Five years after the death of their mother, Vern, Amy, and Kate Charter have acquired a stepmother, Lavinia, who has brought their father under the influence of a preacher-demagogue, Elias Fitcher. Fitcher has announced that the world will end in October, and the Charter family has journeyed far from Boston to the Finger Lakes region of New York state to become the gatekeepers for Fitcher's utopian community, Harbinger -- supposedly. 

Against a backdrop of increasing religious hysteria as doomsday draws near, the story of Fitcher's true intentions towards the Charter sisters ruthlessly unfolds. It is a gripping story, in a beautifully rendered familiar-strange world of religious fervor and cultic brainwashing, in which Fitcher's dark magic seems only somewhat more strange than the modern day spectacles of T.V. preachers praying over their mail bins and building Christian theme parks. 

As the three daughters fall under Fitcher's spell, the details of the landscape reflect the psychic dangers that hem them in. Denied self-determination and deprived of protection, one by one the daughters travel to Harbinger, to enter a utopian community that conceals a gruesome secret, to live in a house where every door is locked, to participate in the rituals of their own enslavement. Anyone who works a domestic violence hotline is too familiar with this story of the husband who is a secret monster, and the wife who seems helpless in his power.

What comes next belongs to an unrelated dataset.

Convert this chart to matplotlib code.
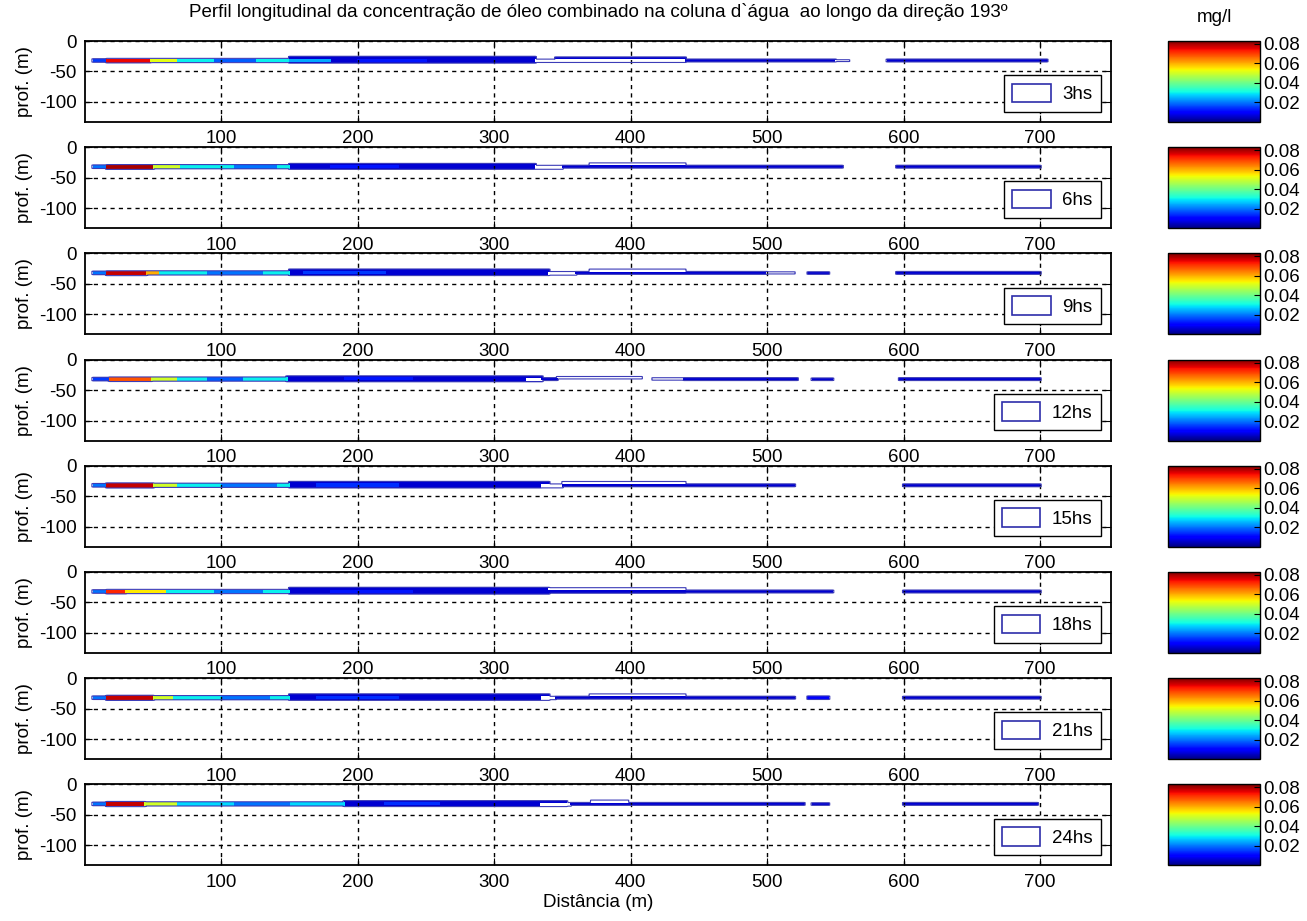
import numpy as np
import matplotlib
matplotlib.use("Agg")
import matplotlib.pyplot as plt
from matplotlib.patches import Patch
from matplotlib.colors import Normalize
from matplotlib.cm import ScalarMappable

plt.rcParams["font.family"] = ["Liberation Sans", "DejaVu Sans"]
plt.rcParams["axes.unicode_minus"] = False

title = "Perfil longitudinal da concentração de óleo combinado na coluna d`água  ao longo da direção 193º"
labels = ["3hs", "6hs", "9hs", "12hs", "15hs", "18hs", "21hs", "24hs"]
x_ticks = [100, 200, 300, 400, 500, 600, 700]
y_ticks = [0, -50, -100]
cbar_ticks = [0.02, 0.04, 0.06, 0.08]
c_max = 0.083

# plume patches per time: (x start, x end, top depth, bottom depth, conc mg/l)
plume_3h = [
    (150, 330, -25.5, -36, 0.006), (6, 16, -29.5, -34.5, 0.015), (16, 48, -29, -35.5, 0.075),
    (48, 68, -29, -35, 0.052), (68, 150, -29, -35, 0.03), (95, 125, -29, -35, 0.018),
    (150, 180, -29, -34, 0.024), (200, 250, -29, -34, 0.012), (330, 345, -30, -35, 0.002),
    (345, 440, -26.5, -29.5, 0.006), (345, 440, -29.5, -35, 0.002), (440, 550, -30, -34, 0.006),
    (550, 560, -31, -33.5, 0.002), (588, 705, -30, -34, 0.006),
]
plume_6h = [
    (150, 330, -27, -36, 0.006), (6, 16, -29.5, -34.5, 0.02), (16, 50, -29, -36, 0.08),
    (50, 70, -29, -35, 0.05), (70, 150, -29, -35, 0.03), (110, 140, -29, -35, 0.02),
    (180, 230, -29, -34, 0.012), (330, 350, -30, -36, 0.002), (370, 440, -26, -29.5, 0.002),
    (350, 555, -30, -34, 0.006), (595, 700, -30, -34, 0.006),
]
plume_9h = [
    (150, 340, -26, -36, 0.006), (6, 16, -29.5, -34.5, 0.02), (16, 45, -29, -36, 0.078),
    (45, 55, -29, -35, 0.06), (55, 150, -29, -35, 0.03), (90, 130, -29, -35, 0.02),
    (160, 220, -29, -34, 0.015), (340, 360, -30, -35.5, 0.002), (370, 440, -26, -29.5, 0.002),
    (360, 500, -30, -34, 0.006), (500, 520, -30.5, -33.5, 0.002), (530, 545, -30.5, -34, 0.006),
    (595, 700, -30, -34, 0.006),
]
plume_12h = [
    (148, 335, -27, -36, 0.006), (6, 18, -29.5, -34.5, 0.015), (18, 49, -29, -35.5, 0.068),
    (49, 68, -29, -35, 0.05), (68, 148, -29, -35, 0.03), (90, 115, -29, -35, 0.018),
    (190, 240, -29, -34, 0.012), (324, 335, -30, -35.5, 0.002), (346, 408, -28, -31.5, 0.002),
    (416, 439, -30, -33.5, 0.002), (335, 346, -30, -34, 0.006), (439, 522, -30, -34, 0.006),
    (533, 548, -30.5, -34, 0.006), (597, 700, -30, -34, 0.006),
]
plume_15h = [
    (150, 340, -26, -36, 0.006), (6, 16, -29.5, -34.5, 0.02), (16, 50, -28.5, -36, 0.078),
    (50, 68, -29, -35, 0.05), (68, 150, -29, -35, 0.03), (100, 140, -29, -35, 0.02),
    (170, 230, -29, -34, 0.014), (335, 350, -30, -36, 0.002), (350, 440, -26, -29.5, 0.002),
    (350, 520, -30, -34, 0.006), (600, 700, -30, -34, 0.006),
]
plume_18h = [
    (150, 340, -25.5, -36, 0.006), (6, 16, -29.5, -34.5, 0.02), (16, 30, -29, -35.5, 0.072),
    (30, 60, -29, -35, 0.055), (60, 150, -29, -35, 0.03), (95, 130, -29, -35, 0.02),
    (180, 240, -29, -34, 0.012), (340, 440, -26, -29.5, 0.002), (340, 440, -29.5, -34.5, 0.006),
    (440, 548, -30, -34, 0.006), (600, 700, -30, -34, 0.006),
]
plume_21h = [
    (150, 340, -26, -36, 0.006), (6, 16, -29.5, -34.5, 0.02), (16, 50, -28.5, -36, 0.078),
    (50, 65, -29, -35, 0.05), (65, 150, -29, -35, 0.03), (100, 135, -29, -35, 0.02),
    (170, 230, -29, -34, 0.014), (335, 345, -30, -35, 0.002), (370, 440, -26, -29.5, 0.002),
    (345, 520, -30, -34, 0.006), (530, 545, -29.5, -34.5, 0.01), (600, 700, -30, -34, 0.006),
]
plume_24h = [
    (190, 353, -27, -36, 0.006), (6, 16, -29.5, -34.5, 0.02), (16, 44, -28.5, -36, 0.078),
    (44, 68, -29, -35, 0.05), (68, 190, -29, -35, 0.028), (110, 150, -29, -35, 0.02),
    (220, 260, -29, -34, 0.014), (334, 356, -30, -35.5, 0.002), (371, 398, -26, -29.5, 0.002),
    (356, 527, -30, -34, 0.006), (533, 545, -30.5, -34, 0.006), (600, 698, -30, -34, 0.006),
]
plumes = [plume_3h, plume_6h, plume_9h, plume_12h, plume_15h, plume_18h, plume_21h, plume_24h]


def build_field(segs, x, z):
    X, Z = np.meshgrid(x, z)
    f = np.zeros_like(X)
    for x0, x1, top, bot, c in segs:
        m = (X >= x0) & (X <= x1) & (Z <= top) & (Z >= bot)
        f[m] = c
    return f


def main():
    W, H = 1307, 921
    fig = plt.figure(figsize=(W / 100, H / 100), dpi=100)
    x = np.arange(0, 753, 1.0)
    z = np.arange(-133, 0.5, 0.5)
    norm = Normalize(0, c_max)
    cmap = plt.get_cmap("jet")

    for i, (segs, lab) in enumerate(zip(plumes, labels)):
        top_px = 41 + 106.2 * i
        ax = fig.add_axes([85 / W, 1 - (top_px + 81) / H, 1026 / W, 81 / H])
        f = build_field(segs, x, z)
        ax.pcolormesh(x, z, np.ma.masked_less(f, 0.003), cmap=cmap, norm=norm, shading="nearest")
        ax.contour(x, z, f, levels=[0.001], colors="#3c3cb8", linewidths=0.8)

        ax.set_xlim(0, 752)
        ax.set_ylim(-133, 0)
        ax.set_xticks(x_ticks)
        ax.set_yticks(y_ticks)
        ax.set_yticklabels([str(v) for v in y_ticks])
        ax.tick_params(direction="in", top=True, right=True, length=5, labelsize=13.5, pad=6)
        ax.grid(True, color="black", linestyle=(0, (3, 3)), linewidth=1)
        for s in ax.spines.values():
            s.set_linewidth(1.3)
        ax.set_ylabel("prof. (m)", fontsize=13.5)
        if i == 0:
            ax.set_title(title, fontsize=13.5, pad=17)
        if i == len(plumes) - 1:
            ax.set_xlabel("Distância (m)", fontsize=13.5, labelpad=2)

        h = Patch(facecolor="white", edgecolor="#2e2eaa", linewidth=1.2)
        leg = ax.legend([h], [lab], loc="lower right", fontsize=13.5, fancybox=False,
                        framealpha=1, edgecolor="black", borderpad=0.45,
                        handlelength=2.05, handleheight=1.15, handletextpad=0.6,
                        borderaxespad=0.55)
        leg.get_frame().set_linewidth(1.0)

        cax = fig.add_axes([1168 / W, 1 - (top_px + 81) / H, 92 / W, 81 / H])
        cb = fig.colorbar(ScalarMappable(norm=norm, cmap=cmap), cax=cax)
        cb.set_ticks(cbar_ticks)
        cb.set_ticklabels(["%.2f" % v for v in cbar_ticks])
        cax.tick_params(direction="in", length=4, labelsize=13.5, pad=2)
        cb.outline.set_linewidth(1.0)
        if i == 0:
            cax.set_title("mg/l", fontsize=13.5, pad=14)

    fig.savefig("out.png", dpi=100)


if __name__ == "__main__":
    main()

 I found Fitcher's Brides to be deeply engrossing and beautifully written, but occasionally frustrating. It is cluttered with supernatural detritus with origins, relevance, and connections that are never explained. Fairy tales should not be required to explain themselves, but, perhaps because this novel occurs in a familiar landscape, I cannot entirely accept the unexplained mysteries. 

Also, this novel blandly intersects religion and magic in a manner some readers may find unsettling. Fitcher may be an evil magician, a charismatic megalomaniac, or an embodiment of Satan. Kate, who dares to oppose him, may be a rational skeptic, a good witch, or an agent of God's power. Everyone seems to be somebody else's puppet, but following the strings never reveals the puppeteers to be God and Satan, reason and insanity, or white and black magic. This certainly is a story of good and evil, but good and evil are often indistinguishable, and I can't decide whether this ambiguity is deliberate commentary or accidental incoherence. 

The novel's confusing subtext is easy to forgive, though. The beautifully rendered world and the doomsday plot, the complicated characters and the irresistible momentum of the dreadful, wonderful tale will delight the readers. Even the inevitable arguments over what the story means will yield another level of satisfaction as readers continue to mull it over long after the book is closed.